I say stay with the 150, if it was me. You seem to have plenty of speed with it now, can get tense at really higher speeds..I have a 22' quest CC that had a 150 merc on it, it came apart, I pulled the 90 merc off my old boat and tried it on the 22 footer, 40 mph, plains good, can only run half throttle offshore with it (30 mph), I may hold off getting another 150 myself


----------



## Pineyrooter (Jul 28, 2008)

I'm with Champster. If you're in fact turning up 51-52 with a 150 then I'd run that baby till she choked. The boat is rated 200 max  and if I were buying new I'd likely go with a 200 but I myself wouldnt repower with anything close to those numbers. If I wanted 60 mph I'd go with a diffrent brand of boat..Just saying


----------



## kingfish (Jul 28, 2008)

I have a 2001 22' with a 130 Honda.  Pegged, I'm at 31 kts and I get a little nervous.  You can research different props and trim tabs before you get a bigger engine.  I had an old 20 Mako before my skiff with a 200 Yamaha 2 stroke and did 61kts on the Suwannee with a pretty good current running with me.  Fast is great when conditions are perfect, but how many times a year does that happen ?  Don't get me wrong, I love my rig, but I also baby it.  Nothing out there is made to run THAT hard on the water.  Good luck.    Kingfish


----------



## K-DAWG XB 2003 (Aug 8, 2008)

1980 proline 16'10" 150 Mariner Mag III 55 mph (GPS) 

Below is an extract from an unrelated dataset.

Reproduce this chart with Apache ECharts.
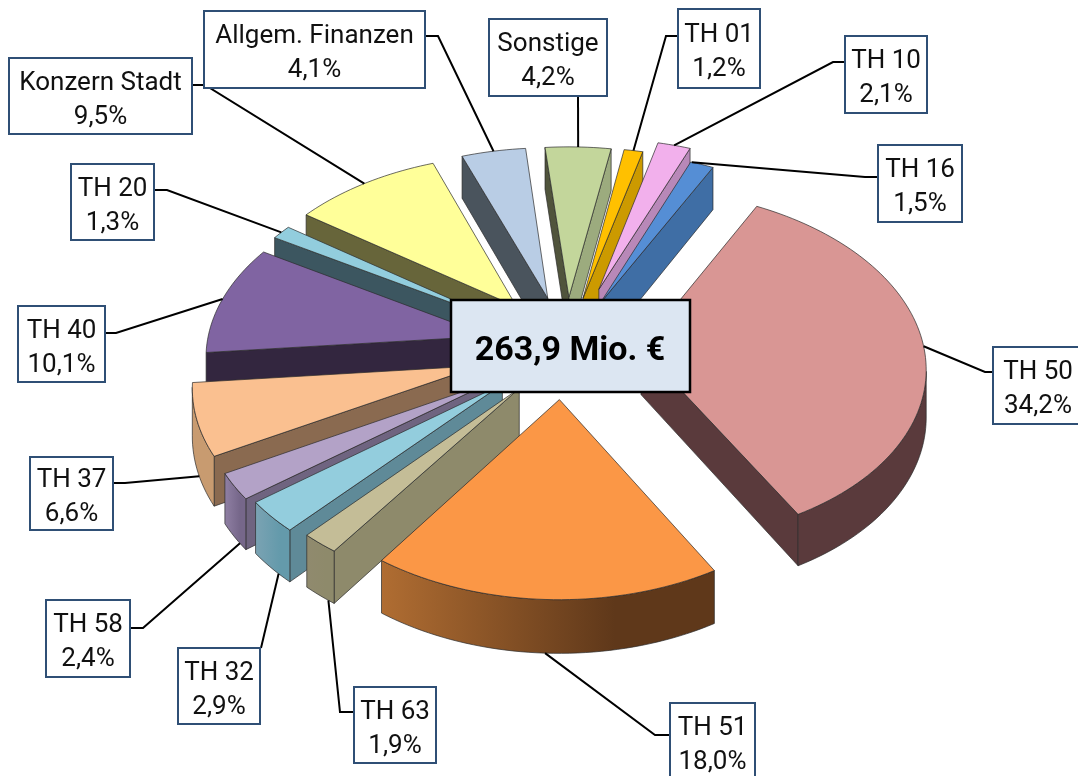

70 with a inline 115.......****


----------



## Nautical Son (Aug 8, 2008)

whatever dude..... I'm not having a battle of wits with someone who is unarmed...

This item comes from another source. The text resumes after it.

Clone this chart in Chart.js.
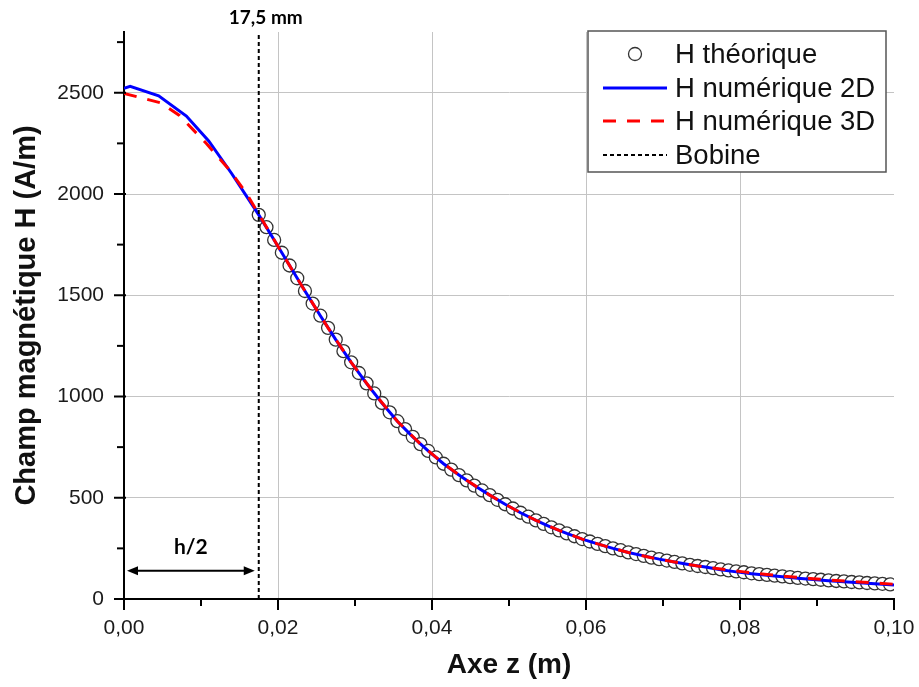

read my statement again, and don't try and give me some mumbo jumbo crap about gear ratio's and rpms, we have been thru this already.

If you would like I can video(and post it) the the ride going 40-42 depending on the wind,tide and waves with the 90 Etec as it currently sits.


----------



## K-DAWG XB 2003 (Aug 8, 2008)

[QUOTE"TGattis"]I now have a 90 etec with a 17pitch aluminum prop and with me and gear on a full tank it tops out at 42mph with perfect conditions[/QUOTE]

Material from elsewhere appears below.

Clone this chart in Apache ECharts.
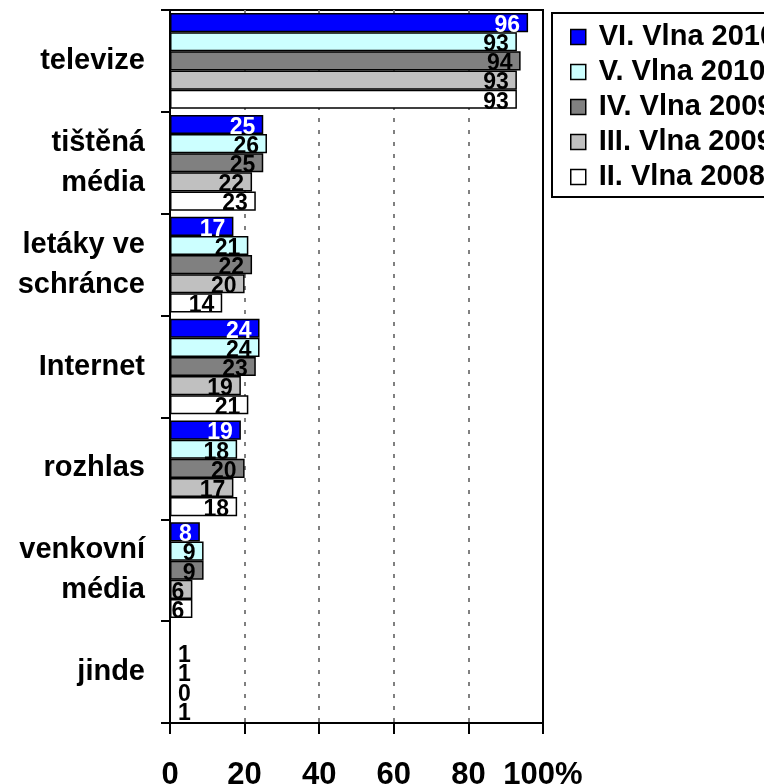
<!DOCTYPE html>
<html>
<head>
<meta charset="utf-8">
<script src="https://cdn.jsdelivr.net/npm/echarts@6/dist/echarts.min.js"></script>
<style>
  html, body { margin: 0; padding: 0; background: #fff; }
  /* pevná velikost podle předlohy */
  #myChart { width: 764px; height: 784px; }
</style>
</head>
<body>
<div id="myChart"></div>
<script>
// kategorie (shora dolů)
var categories = ['televize', 'tištěná\nmédia', 'letáky ve\nschránce', 'Internet', 'rozhlas', 'venkovní\nmédia', 'jinde']
// hodnoty jednotlivých vln v %
var vlna6 = [96, 25, 17, 24, 19, 8, null]
var vlna5 = [93, 26, 21, 24, 18, 9, 1]
var vlna4 = [94, 25, 22, 23, 20, 9, 1]
var vlna3 = [93, 22, 20, 19, 17, 6, 0]
var vlna2 = [93, 23, 14, 21, 18, 6, 1]
var seriesNames = ['VI. Vlna 2010', 'V. Vlna 2010', 'IV. Vlna 2009', 'III. Vlna 2009', 'II. Vlna 2008']
var xTicks = [0, 20, 40, 60, 80, 100]

var font = 'Liberation Sans, Arial, sans-serif'
var colors = ['#0000ff', '#ccffff', '#808080', '#c0c0c0', '#ffffff']

// u "jinde" jsou sloupce prakticky neviditelne, popisek vlevo u osy
function buildData (values) {
  return values.map(function (v, i) {
    if (categories[i] === 'jinde') {
      return {
        value: v,
        itemStyle: { color: 'rgba(0,0,0,0)', borderWidth: 0 },
        label: { position: 'insideLeft', distance: 8 }
      }
    }
    return v
  })
}

var allValues = [vlna6, vlna5, vlna4, vlna3, vlna2]
var series = allValues.map(function (vals, k) {
  return {
    name: seriesNames[k],
    type: 'bar',
    data: buildData(vals),
    barGap: '0%',
    barCategoryGap: '6%',
    itemStyle: { color: colors[k], borderColor: '#000', borderWidth: 1.5 },
    label: {
      show: true,
      position: 'insideRight',
      distance: 8,
      offset: [0, 3],
      color: k === 0 ? '#fff' : '#000',
      fontFamily: font,
      fontWeight: 'bold',
      fontSize: 23
    }
  }
})

// svisle mrizky: posledni (100) schovat, tam je ramecek
var gridColors = xTicks.map(function (t, i) { return i === xTicks.length - 1 ? 'rgba(0,0,0,0)' : '#808080' })

var myChart = echarts.init(document.getElementById('myChart'), null, { renderer: 'canvas' })
myChart.setOption({
  animation: false,
  backgroundColor: '#fff',
  grid: {
    left: 170,
    right: 221,
    top: 10,
    bottom: 61,
    outerBoundsMode: 'none',
    containLabel: false,
    show: true,
    borderColor: '#000',
    borderWidth: 2,
    backgroundColor: 'transparent'
  },
  legend: {
    orient: 'vertical',
    left: 552,
    top: 13,
    padding: [9, 10, 5, 18],
    itemGap: 5,
    itemWidth: 15,
    itemHeight: 15,
    icon: 'rect',
    backgroundColor: '#fff',
    borderColor: '#000',
    borderWidth: 2,
    borderRadius: 0,
    itemStyle: { borderColor: '#000', borderWidth: 1.5 },
    textStyle: {
      fontFamily: font,
      fontWeight: 'bold',
      fontSize: 29,
      lineHeight: 30,
      color: '#000',
      padding: [0, 0, 0, 8]
    },
    data: seriesNames
  },
  xAxis: {
    type: 'value',
    min: 0,
    max: 100,
    interval: 20,
    axisLine: { show: true, lineStyle: { color: '#000', width: 2 } },
    axisTick: { show: true, length: 11, lineStyle: { color: '#000', width: 2 } },
    axisLabel: {
      margin: 37,
      fontFamily: font,
      fontWeight: 'bold',
      fontSize: 31,
      color: '#000',
      formatter: function (v) { return v === xTicks[xTicks.length - 1] ? v + '%' : String(v) }
    },
    splitLine: { show: true, lineStyle: { color: gridColors, width: 2, type: [4, 8] } }
  },
  yAxis: {
    type: 'category',
    inverse: true,
    data: categories,
    axisLine: { show: true, lineStyle: { color: '#000', width: 2 } },
    axisTick: { show: true, length: 9, lineStyle: { color: '#000', width: 2 } },
    axisLabel: {
      margin: 25,
      fontFamily: font,
      fontWeight: 'bold',
      fontSize: 29,
      lineHeight: 40,
      color: '#000',
      align: 'right'
    },
    splitLine: { show: false }
  },
  series: series
})
</script>
</body>
</html>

Not calling **** on that. Calling B.S.on the 70 with a 115 on a saltwater boat. I drive an Allison I'm well armed. I do know a little bit about fast boats.


----------



## Nautical Son (Aug 8, 2008)

Allisons are very fast boats as are Bullets (are they built by the same folks?)

I got no reason to Edited to Remove Profanity ----Edited to Remove Profanity ---- anybody I answered dude's question, why do you find it so hard to believe.


----------



## K-DAWG XB 2003 (Aug 8, 2008)

No Allison's and Bullet's are not built by the same folk's Bullets are extremmely nice and fast boats also. 

Forget about it. Not try'in to squabble.


----------



## FishingAddict (Aug 8, 2008)

There is no way I'd want to be in a carolina skiff that did more than 50 MPH...and I certainly would not want to drop $15 g's on a motor when I'm already running 50 on my current boat.

But that's just me.


----------